Rep. Barry Loudermilk, a Republican from Georgia, says he felt safer during a recent trip to Israel than he would “in certain parts of New York City or Chicago.... The whole time we were there, of course, we had security with us, but there was no restrictions on travel, we never felt threatened one bit... In fact, I can say that we felt safer in Israel than we would in certain parts of New York City or Chicago,” Loudermilk said.I had no security with me at any time, indeed was walking completely alone, and still felt perfectly safe. Even in East Jerusalem, even in the Arab parts of town. Several of the Arabs told me I was very welcome, I think because they want Americans to come and see the situation for ourselves. No one during the entire trip was even mildly threatening, except the Israeli security officer who pulled me aside to question me very intensely about my business in Israel when I first arrived. That was only his duty, and I took no offense.

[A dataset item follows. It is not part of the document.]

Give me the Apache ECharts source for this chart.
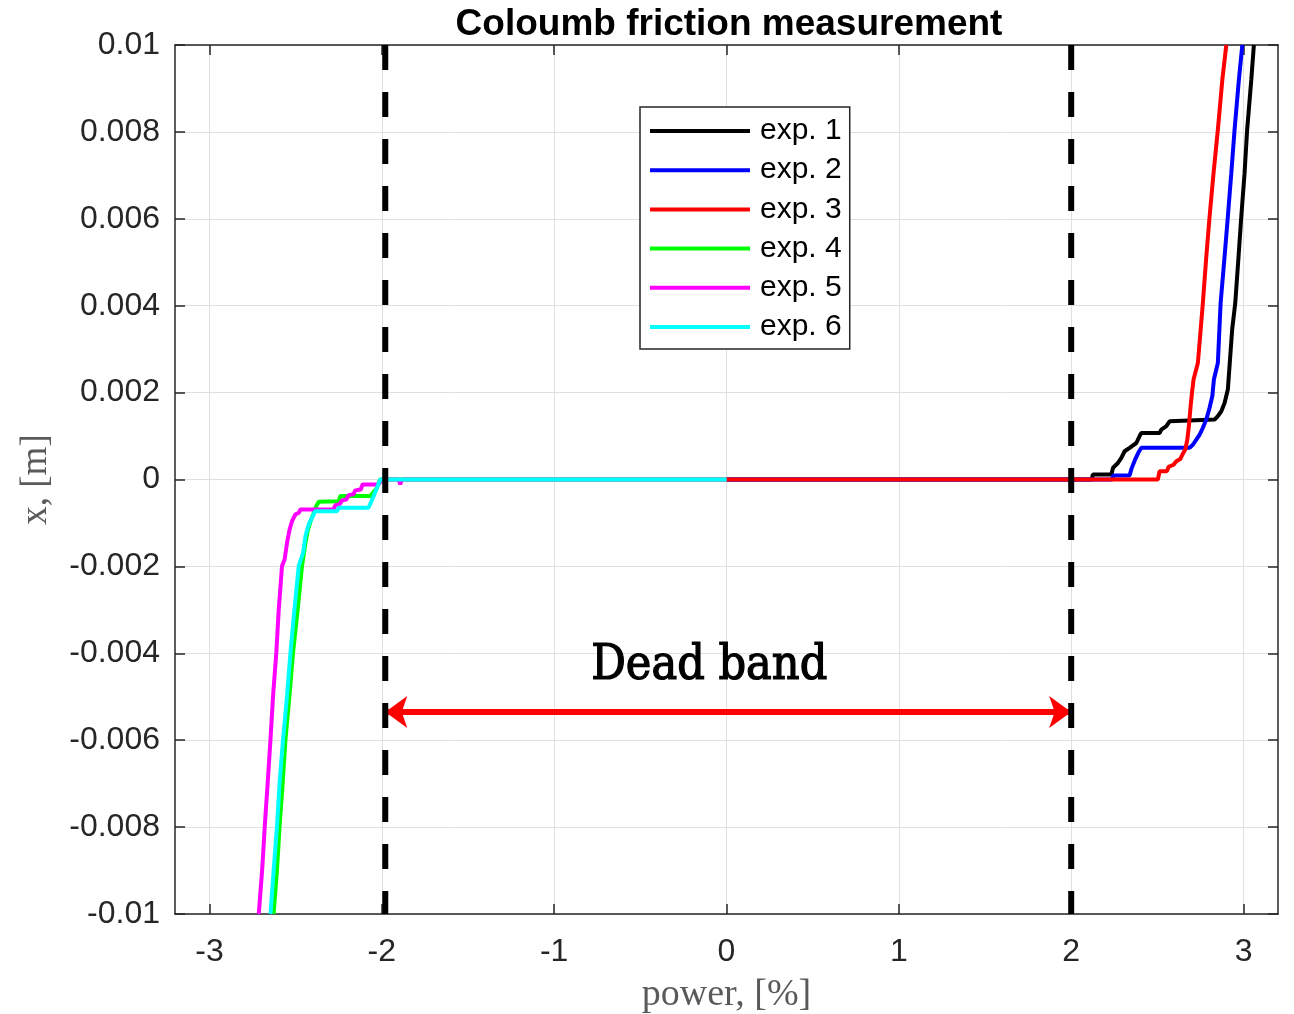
<!DOCTYPE html>
<html><head><meta charset="utf-8">
<script src="https://cdn.jsdelivr.net/npm/echarts@6/dist/echarts.min.js"></script>
<style>html,body{margin:0;padding:0;background:#fff}#c{width:1294px;height:1014px}</style>
</head><body><div id="c"></div><script>
// ---- data (power %, position m) ----
const exp1 = [[0,0],[2.12,0],[2.125,0.000115],[2.233,0.000115],[2.243,0.00027],[2.271,0.00038],[2.291,0.0005],[2.31,0.00065],[2.339,0.00073],[2.378,0.00084],[2.397,0.001],[2.407,0.00107],[2.513,0.00107],[2.523,0.00115],[2.552,0.00123],[2.571,0.00134],[2.581,0.00138],[2.832,0.00138],[2.851,0.00146],[2.871,0.00157],[2.89,0.00176],[2.909,0.00207],[2.934,0.00345],[2.952,0.00406],[2.971,0.00513],[2.987,0.00605],[3.006,0.00705],[3.021,0.00805],[3.045,0.0092],[3.06,0.01]];
const exp2 = [[0,0],[2.238,0],[2.243,0.00009],[2.339,0.00009],[2.35,0.00025],[2.37,0.00045],[2.39,0.00062],[2.407,0.00073],[2.687,0.00073],[2.706,0.0008],[2.726,0.00092],[2.745,0.00103],[2.764,0.00119],[2.784,0.00138],[2.803,0.00165],[2.819,0.00192],[2.828,0.0023],[2.851,0.00268],[2.867,0.00406],[2.89,0.00513],[2.909,0.00605],[2.929,0.00705],[2.948,0.00805],[2.973,0.0092],[2.993,0.01]];
const exp3 = [[0,0],[2.503,0],[2.513,0.00019],[2.555,0.00019],[2.565,0.00029],[2.594,0.00034],[2.61,0.00042],[2.633,0.00047],[2.645,0.00057],[2.662,0.00069],[2.674,0.00092],[2.683,0.00123],[2.693,0.00169],[2.703,0.00207],[2.71,0.0023],[2.735,0.00268],[2.764,0.00406],[2.784,0.00513],[2.803,0.00605],[2.826,0.00705],[2.851,0.00805],[2.877,0.0092],[2.9,0.01]];
const exp4 = [[0,0],[-2.01,0],[-2.03,-0.0002],[-2.066,-0.00038],[-2.241,-0.00038],[-2.25,-0.0005],[-2.366,-0.00051],[-2.38,-0.00061],[-2.395,-0.00077],[-2.41,-0.00092],[-2.428,-0.00115],[-2.443,-0.00146],[-2.463,-0.00199],[-2.488,-0.00299],[-2.515,-0.00398],[-2.536,-0.00498],[-2.559,-0.00598],[-2.575,-0.00697],[-2.593,-0.00797],[-2.608,-0.00897],[-2.628,-0.01]];
const exp5 = [[0,0],[-1.884,0],[-1.893,-0.00011],[-1.902,0],[-2.0,0],[-2.02,-0.000115],[-2.112,-0.000115],[-2.122,-0.00023],[-2.154,-0.00025],[-2.164,-0.00034],[-2.193,-0.00036],[-2.206,-0.00046],[-2.231,-0.00048],[-2.245,-0.00057],[-2.27,-0.00059],[-2.28,-0.00069],[-2.472,-0.00069],[-2.482,-0.00077],[-2.501,-0.0008],[-2.521,-0.00096],[-2.535,-0.00115],[-2.55,-0.00146],[-2.564,-0.00184],[-2.579,-0.00199],[-2.598,-0.00299],[-2.612,-0.00398],[-2.631,-0.00498],[-2.646,-0.00598],[-2.662,-0.00697],[-2.679,-0.00797],[-2.694,-0.00897],[-2.714,-0.01]];
const exp6 = [[0,0],[-2.009,0],[-2.047,-0.00038],[-2.077,-0.00065],[-2.25,-0.00065],[-2.26,-0.00073],[-2.386,-0.00073],[-2.405,-0.00088],[-2.424,-0.00103],[-2.443,-0.0013],[-2.457,-0.00169],[-2.482,-0.00199],[-2.507,-0.00299],[-2.53,-0.00398],[-2.55,-0.00498],[-2.573,-0.00598],[-2.593,-0.00697],[-2.608,-0.00797],[-2.627,-0.00897],[-2.646,-0.01]];
const seriesNames = ['exp. 1','exp. 2','exp. 3','exp. 4','exp. 5','exp. 6'];
const seriesColors = ['#000000','#0000ff','#ff0000','#00ff00','#ff00ff','#00ffff'];
const xTicks = [-3,-2,-1,0,1,2,3];
const deadBandEdges = [-1.98, 2.0];
const yRange = [-0.01, 0.01];
const arrowY = -0.00535;
const deadBandText = 'Dead band';
const deadBandLabelPos = [-0.1, -0.0043];

const allData = [exp1, exp2, exp3, exp4, exp5, exp6];
const axisColor = '#262626';
const tickFont = {fontFamily: 'Liberation Sans, Arial, sans-serif', fontSize: 32, color: axisColor};

const series = allData.map((d, i) => ({
  name: seriesNames[i], type: 'line', data: d, color: seriesColors[i],
  showSymbol: false, symbol: 'none', smooth: false, clip: true,
  lineStyle: {width: 4, color: seriesColors[i]}, animation: false, z: 2 + i
}));
deadBandEdges.forEach(x => series.push({
  type: 'line', data: [[x, yRange[1]], [x, yRange[0]]], showSymbol: false, symbol: 'none',
  lineStyle: {width: 6, color: '#000', type: [25, 22]}, animation: false, z: 20, silent: true
}));
series.push({
  type: 'line', data: [], animation: false, z: 21,
  markLine: {
    silent: true, animation: false, symbol: ['arrow', 'arrow'], symbolSize: [24, 22],
    label: {show: false},
    lineStyle: {color: '#ff0000', width: 6, type: 'solid'},
    data: [[{coord: [deadBandEdges[0], arrowY]}, {coord: [deadBandEdges[1], arrowY]}]]
  },
  markPoint: {
    silent: true, animation: false, symbol: 'circle', symbolSize: 1,
    itemStyle: {color: 'rgba(0,0,0,0)'},
    label: {show: true, position: 'inside', formatter: deadBandText, color: '#000',
            textBorderColor: '#000', textBorderWidth: 1.2,
            fontFamily: 'DejaVu Serif Condensed, DejaVu Serif, serif', fontSize: 48},
    data: [{coord: deadBandLabelPos}]
  }
});

const chart = echarts.init(document.getElementById('c'), null, {renderer: 'canvas'});
chart.setOption({
  backgroundColor: '#ffffff',
  animation: false,
  title: {text: 'Coloumb friction measurement', left: 724, top: 1, textAlign: 'center',
    textStyle: {fontFamily: 'Liberation Sans, Arial, sans-serif', fontWeight: 'bold', fontSize: 37, color: '#000'}},
  legend: {
    data: seriesNames, orient: 'vertical', left: 640, top: 107, icon: 'rect',
    itemWidth: 100, itemHeight: 4, itemGap: 9.2, padding: [9, 8, 7, 10],
    backgroundColor: '#fff', borderColor: axisColor, borderWidth: 1.5, borderRadius: 0,
    textStyle: {fontFamily: 'Liberation Sans, Arial, sans-serif', fontSize: 30, lineHeight: 30, color: '#000', padding: [0, 0, 0, 5]}
  },
  grid: {left: 175, right: 16, top: 45, bottom: 100, outerBoundsMode: 'none', show: false},
  xAxis: [{
    type: 'value', min: -3.2, max: 3.2, position: 'bottom',
    name: 'power, [%]', nameLocation: 'middle', nameGap: 62,
    nameTextStyle: {fontFamily: 'Liberation Serif, Times New Roman, serif', fontSize: 38, color: '#5a5a5a'},
    axisLine: {show: true, onZero: false, lineStyle: {color: axisColor, width: 1.5}},
    axisTick: {show: true, inside: true, length: 10, customValues: xTicks, lineStyle: {color: axisColor, width: 1.5}},
    axisLabel: {show: true, customValues: xTicks, margin: 22, ...tickFont, formatter: v => String(v)},
    splitLine: {show: true, lineStyle: {color: '#e0e0e0', width: 1}}
  }, {
    type: 'value', min: -3.2, max: 3.2, position: 'top',
    axisLine: {show: true, onZero: false, lineStyle: {color: axisColor, width: 1.5}},
    axisTick: {show: true, inside: true, length: 10, customValues: xTicks, lineStyle: {color: axisColor, width: 1.5}},
    axisLabel: {show: false}, splitLine: {show: false}
  }],
  yAxis: [{
    type: 'value', min: yRange[0], max: yRange[1], interval: 0.002, position: 'left',
    name: 'x, [m]', nameLocation: 'middle', nameGap: 120, nameRotate: 90,
    nameTextStyle: {fontFamily: 'Liberation Serif, Times New Roman, serif', fontSize: 37, color: '#5a5a5a'},
    axisLine: {show: true, onZero: false, lineStyle: {color: axisColor, width: 1.5}},
    axisTick: {show: true, inside: true, length: 10, lineStyle: {color: axisColor, width: 1.5}},
    axisLabel: {show: true, margin: 15, ...tickFont, formatter: v => String(parseFloat(v.toFixed(4)))},
    splitLine: {show: true, lineStyle: {color: '#e0e0e0', width: 1}}
  }, {
    type: 'value', min: yRange[0], max: yRange[1], interval: 0.002, position: 'right',
    axisLine: {show: true, onZero: false, lineStyle: {color: axisColor, width: 1.5}},
    axisTick: {show: true, inside: true, length: 10, lineStyle: {color: axisColor, width: 1.5}},
    axisLabel: {show: false}, splitLine: {show: false}
  }],
  series: series
});
</script></body></html>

“Yeah — or Baltimore, I would think, as well,” interjected host Tony Perkins.
UPDATE: I guess my radar's a little off. I realize this afternoon that the reason these comments are a story is that the authors are implying some sort of racism in the guy's commentary. "Certain parts of New York City or Chicago"... "or Baltimore" is supposed to be code, I guess.

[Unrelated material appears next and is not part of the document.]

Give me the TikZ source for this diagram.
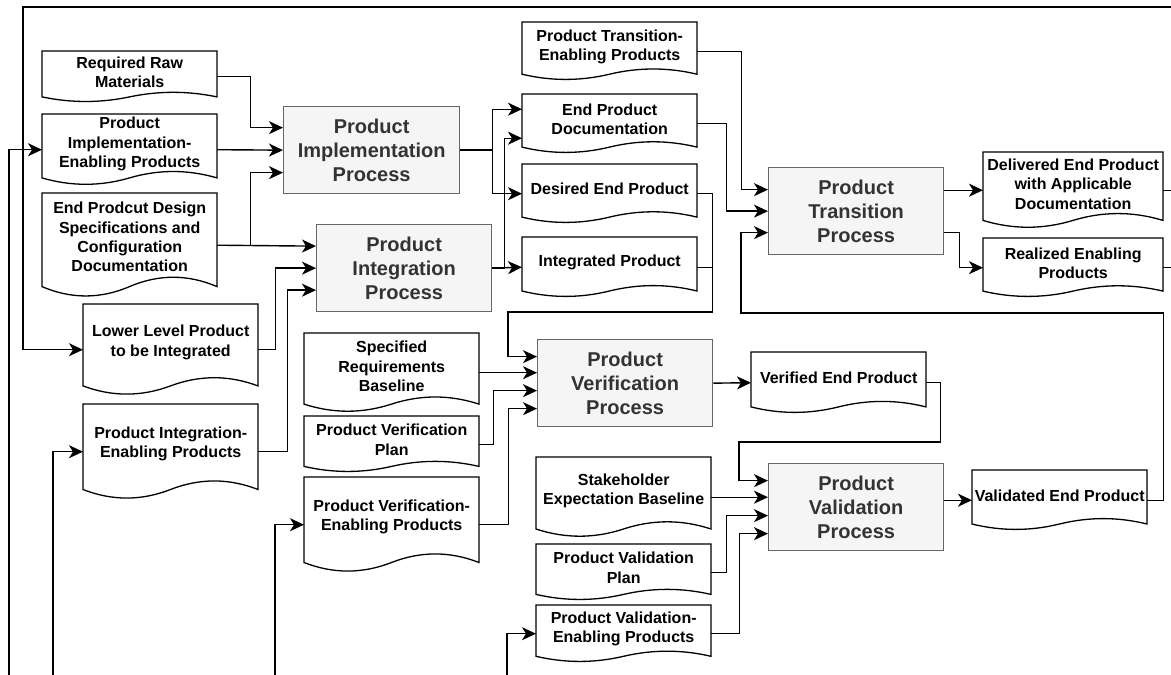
\documentclass[tikz,border=0pt]{standalone}
\usepackage{fontspec}
\setmainfont{Liberation Sans}
\usetikzlibrary{arrows.meta,calc}

\definecolor{procfill}{HTML}{F5F5F5}
\definecolor{procline}{HTML}{666666}
\definecolor{proctext}{HTML}{333333}

\tikzset{
  flow/.style={line width=1.4pt, draw=black, -{Stealth[length=14pt,width=13pt,inset=4pt]}},
  wire/.style={line width=1.4pt, draw=black},
  procbox/.style={draw=procline, fill=procfill, line width=1.3pt, align=center,
    text=proctext, font=\fontsize{20}{24}\selectfont\bfseries, inner sep=0pt, anchor=north west},
  docbox/.style={draw=none, inner sep=0pt, anchor=north west},
  docline/.style={draw=black, fill=white, line width=1.3pt, line join=miter},
  doctext/.style={align=center, font=\fontsize{16}{19.2}\selectfont\bfseries, inner sep=0pt}
}

% document shape with a wavy lower edge: name, left, top, width, height, text
\newcommand\docnode[6]{%
  \pgfmathsetmacro\dH{0.2*#5}%
  \node[docbox, minimum width=#4pt, minimum height=#5pt] (#1) at (#2,#3) {};
  \begin{scope}[shift={(#1.north west)}]
    \draw[docline] (0,0) -- (#4,0) -- (#4,{#5-\dH/2})
      .. controls ({5*#4/6},{#5-1.1*\dH}) and ({2*#4/3},{#5-1.1*\dH}) .. ({#4/2},{#5-\dH/2})
      .. controls ({#4/3},{#5+0.1*\dH}) and ({#4/6},{#5+0.1*\dH}) .. (0,{#5-\dH/2}) -- cycle;
  \end{scope}
  \pgfmathsetmacro\tS{0.4*\dH}%
  \node[doctext] (#1-t) at ([yshift=\tS pt]#1.center) {#6};
}

\begin{document}
\begin{tikzpicture}[x=1pt,y=-1pt]
\useasboundingbox (0,0) rectangle (1171,675);

% process blocks
\node[procbox, minimum width=176pt, minimum height=87pt] (pip)   at (283,106) {Product\\Implementation\\Process};
\node[procbox, minimum width=175pt, minimum height=87pt] (pintp) at (316,224) {Product\\Integration\\Process};
\node[procbox, minimum width=175pt, minimum height=87pt] (ptp)   at (768,167) {Product\\Transition\\Process};
\node[procbox, minimum width=175pt, minimum height=87pt] (pverp) at (537,339) {Product\\Verification\\Process};
\node[procbox, minimum width=175pt, minimum height=87pt] (pvalp) at (768,463) {Product\\Validation\\Process};

% work products
\docnode{rrm}{42}{51}{175}{51}{Required Raw\\Materials}
\docnode{piep}{42}{114}{175}{71}{Product\\Implementation-\\Enabling Products}
\docnode{epds}{42}{193}{175}{104}{End Prodcut Design\\Specifications and\\Configuration\\Documentation}
\docnode{llp}{83}{304}{175}{91}{Lower Level Product\\to be Integrated}
\docnode{pintep}{83}{404}{175}{95}{Product Integration-\\Enabling Products}
\docnode{ptep}{522}{22}{175}{58}{Product Transition-\\Enabling Products}
\docnode{epd}{522}{94}{175}{59}{End Product\\Documentation}
\docnode{dep}{522}{164}{175}{59}{Desired End Product}
\docnode{ip}{522}{237}{175}{60}{Integrated Product}
\docnode{depad}{983}{152}{180}{76}{Delivered End Product\\with Applicable\\Documentation}
\docnode{rep}{983}{238}{180}{59}{Realized Enabling\\Products}
\docnode{srb}{304}{333}{175}{79}{Specified\\Requirements\\Baseline}
\docnode{pvp}{304}{416}{175}{56}{Product Verification\\Plan}
\docnode{pverep}{304}{477}{175}{95}{Product Verification-\\Enabling Products}
\docnode{vep}{751}{352}{175}{61}{Verified End Product}
\docnode{vaep}{972}{470}{175}{60}{Validated End Product}
\docnode{seb}{536}{457}{175}{80}{Stakeholder\\Expectation Baseline}
\docnode{pvap}{536}{544}{175}{56}{Product Validation\\Plan}
\docnode{pvaep}{536}{605}{175}{57}{Product Validation-\\Enabling Products}

% feeds entering from outside
\coordinate (topin) at (1171,7);
\coordinate (bin1) at (9,675);
\coordinate (bin2) at (53,675);
\coordinate (bin3) at (275,675);
\coordinate (bin4) at (507,675);
\draw[flow] (topin) -- (23,7) |- (llp.west);
\draw[flow] (bin1) |- (piep.west);
\draw[flow] (bin2) |- (pintep.west);
\draw[flow] (bin3) |- (pverep.west);
\draw[flow] (bin4) |- (pvaep.west);

% implementation
\draw[flow] (rrm.east) -- ++(33,0) |- ([yshift=22.5pt]pip.west);
\draw[flow] (piep.east) -- (pip.west);
\draw[flow] (epds.east) -- ++(33,0) |- ([yshift=-22.5pt]pip.west);
\draw[flow] (epds.east) -- ([yshift=22pt]pintp.west);

% integration
\draw[flow] (llp.east) -- ++(17,0) |- (pintp.west);
\draw[flow] (pintep.east) -- ++(29,0) |- ([yshift=-22pt]pintp.west);

% implementation / integration outputs
\draw[flow] (pip.east) -- ++(32,0) |- ([yshift=14.5pt]epd.west);
\draw[flow] (pip.east) -- ++(32,0) |- (dep.west);
\draw[flow] (pintp.east) -- (ip.west);
\draw[flow] (pintp.east) -- ++(12,0) |- ([yshift=-14.5pt]epd.west);

% transition
\draw[flow] (ptep.east) -- ++(44,0) |- ([yshift=21.5pt]ptp.west);
\draw[flow] (epd.east) -- ++(29,0) |- (ptp.west);
\draw[flow] (vaep.east) -- ++(16,0) |- (741,313) |- ([yshift=-21.5pt]ptp.west);
\draw[flow] (depad.west -| ptp.east) -- (depad.west);
\draw[flow] ([yshift=-21.5pt]ptp.east) -- ++(15,0) |- (rep.west);
\draw[wire] (depad.east) -- ++(10,0);
\draw[wire] (rep.east) -- ++(10,0);

% verification
\draw[flow] (dep.east) -- ++(15,0) |- (508,312) |- ([yshift=26.5pt]pverp.west);
\draw[wire] (ip.east) -- ++(15,0);
\draw[flow] (srb.east) -- (srb.east -| pverp.west);
\draw[flow] (pvp.east) -- ++(14,0) |- ([yshift=-7.5pt]pverp.west);
\draw[flow] (pverep.east) -- ++(29,0) |- ([yshift=-25.5pt]pverp.west);
\draw[flow] (pverp.east) -- (vep.west);

% validation
\draw[flow] (vep.east) -- ++(14,0) |- (739,442) |- ([yshift=26.5pt]pvalp.west);
\draw[flow] (seb.east) -- (seb.east -| pvalp.west);
\draw[flow] (pvap.east) -- ++(15,0) |- ([yshift=-8.5pt]pvalp.west);
\draw[flow] (pvaep.east) -- ++(28,0) |- ([yshift=-26.5pt]pvalp.west);
\draw[flow] (vaep.west -| pvalp.east) -- (vaep.west);

\end{tikzpicture}
\end{document}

Well, maybe. All the same, I've been to New York, I've been to Chicago, I've been to Baltimore, and there are certain parts of those cities that are objectively unsafe. They were having riots in Baltimore just recently, and Chicago's murder rate is periodically higher than Afghanistan's. I've also been to Jerusalem, and walking around Jerusalem even alone and late at night felt perfectly safe to me.
So, for what it's worth, if you're reading racism into his remarks it may not be appropriate. He may have been making a comment about Israel, not about race in America. That's how I read it at first.

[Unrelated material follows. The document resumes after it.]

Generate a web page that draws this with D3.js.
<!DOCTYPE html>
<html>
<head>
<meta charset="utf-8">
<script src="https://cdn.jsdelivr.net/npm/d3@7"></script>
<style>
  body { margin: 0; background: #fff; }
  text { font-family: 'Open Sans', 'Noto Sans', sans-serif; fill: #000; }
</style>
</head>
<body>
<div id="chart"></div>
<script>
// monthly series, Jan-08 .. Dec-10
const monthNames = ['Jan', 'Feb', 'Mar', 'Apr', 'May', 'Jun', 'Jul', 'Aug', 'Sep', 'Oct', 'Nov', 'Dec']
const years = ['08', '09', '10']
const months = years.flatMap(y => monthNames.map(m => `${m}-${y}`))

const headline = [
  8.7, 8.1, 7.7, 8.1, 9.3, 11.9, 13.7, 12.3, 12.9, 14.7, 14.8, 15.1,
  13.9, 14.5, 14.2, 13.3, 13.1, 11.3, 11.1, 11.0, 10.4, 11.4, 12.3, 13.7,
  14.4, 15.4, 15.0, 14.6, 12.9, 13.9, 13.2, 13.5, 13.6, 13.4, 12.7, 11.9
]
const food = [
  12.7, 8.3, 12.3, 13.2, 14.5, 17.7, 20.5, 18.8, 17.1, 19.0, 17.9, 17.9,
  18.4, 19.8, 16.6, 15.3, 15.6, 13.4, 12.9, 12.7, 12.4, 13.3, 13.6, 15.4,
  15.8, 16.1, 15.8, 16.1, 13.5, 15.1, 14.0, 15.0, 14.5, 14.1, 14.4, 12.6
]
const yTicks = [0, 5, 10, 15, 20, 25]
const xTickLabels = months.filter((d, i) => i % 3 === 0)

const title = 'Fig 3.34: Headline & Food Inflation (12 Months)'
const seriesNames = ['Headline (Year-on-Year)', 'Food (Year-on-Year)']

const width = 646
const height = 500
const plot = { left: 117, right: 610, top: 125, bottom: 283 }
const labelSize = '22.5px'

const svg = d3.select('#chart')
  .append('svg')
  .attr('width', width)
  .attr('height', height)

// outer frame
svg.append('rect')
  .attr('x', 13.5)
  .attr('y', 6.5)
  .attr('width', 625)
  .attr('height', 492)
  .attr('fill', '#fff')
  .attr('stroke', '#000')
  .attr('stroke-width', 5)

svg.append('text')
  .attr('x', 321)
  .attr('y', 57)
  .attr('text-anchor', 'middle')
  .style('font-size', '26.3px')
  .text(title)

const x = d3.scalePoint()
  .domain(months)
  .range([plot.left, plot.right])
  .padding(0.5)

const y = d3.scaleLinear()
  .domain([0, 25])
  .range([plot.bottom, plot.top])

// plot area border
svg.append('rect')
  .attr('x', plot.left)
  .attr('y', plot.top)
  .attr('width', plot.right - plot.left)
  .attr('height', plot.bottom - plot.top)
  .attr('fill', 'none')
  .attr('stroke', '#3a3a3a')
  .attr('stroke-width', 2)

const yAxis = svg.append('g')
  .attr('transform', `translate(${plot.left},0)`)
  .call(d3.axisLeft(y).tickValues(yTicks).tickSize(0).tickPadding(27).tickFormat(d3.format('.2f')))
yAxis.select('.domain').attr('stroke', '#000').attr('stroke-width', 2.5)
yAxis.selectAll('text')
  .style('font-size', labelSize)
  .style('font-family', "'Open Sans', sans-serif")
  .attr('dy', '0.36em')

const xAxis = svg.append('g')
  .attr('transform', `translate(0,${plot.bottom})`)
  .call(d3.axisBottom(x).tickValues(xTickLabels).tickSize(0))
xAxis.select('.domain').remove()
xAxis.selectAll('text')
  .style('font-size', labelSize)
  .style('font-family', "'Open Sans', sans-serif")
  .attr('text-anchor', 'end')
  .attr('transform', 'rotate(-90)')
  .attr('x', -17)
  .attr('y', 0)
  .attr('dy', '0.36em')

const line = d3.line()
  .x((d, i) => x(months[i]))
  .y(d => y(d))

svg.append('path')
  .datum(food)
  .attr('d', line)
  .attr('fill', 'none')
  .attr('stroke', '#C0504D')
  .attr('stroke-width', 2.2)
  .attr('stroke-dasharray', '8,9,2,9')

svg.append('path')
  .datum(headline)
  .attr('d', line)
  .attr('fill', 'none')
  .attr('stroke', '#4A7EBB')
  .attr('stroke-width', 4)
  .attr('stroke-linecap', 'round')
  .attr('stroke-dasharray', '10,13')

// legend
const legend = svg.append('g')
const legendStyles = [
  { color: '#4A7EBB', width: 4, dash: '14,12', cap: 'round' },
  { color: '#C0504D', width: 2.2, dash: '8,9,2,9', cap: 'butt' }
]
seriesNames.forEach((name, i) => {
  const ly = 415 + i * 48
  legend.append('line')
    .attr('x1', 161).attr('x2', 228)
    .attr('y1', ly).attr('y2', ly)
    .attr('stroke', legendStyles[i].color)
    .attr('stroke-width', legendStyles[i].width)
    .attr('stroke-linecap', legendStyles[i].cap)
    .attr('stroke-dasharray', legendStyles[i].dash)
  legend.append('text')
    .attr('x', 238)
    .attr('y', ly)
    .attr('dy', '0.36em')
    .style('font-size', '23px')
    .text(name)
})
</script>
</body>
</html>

UPDATE: Not to put too fine a point on it, but last weekend: 27 shootings, 9 fatal in Baltimore. Chicago? 56 shot over the same weekend, including a child. I don't see any for Jerusalem in the same period.
UPDATE: Murders are up in Manhattan too. And according to this list, Israel's total murder rate is 1.7 per 100,000 if you discount the deaths from the war; 1.8 per 100,000 if you don't. That's not great: most of Europe does much better than this, having rates in the zero-point range. The USA is 4.7 per 100,000. The Americas are the worst place in the world overall, even worse than Africa, with an average rate of 16.3. If you break it down by cities, all the worst places in the world are in the Americas, including two US cities: New Orleans and Baltimore.
So yeah. I think dude was objectively correct in his statements.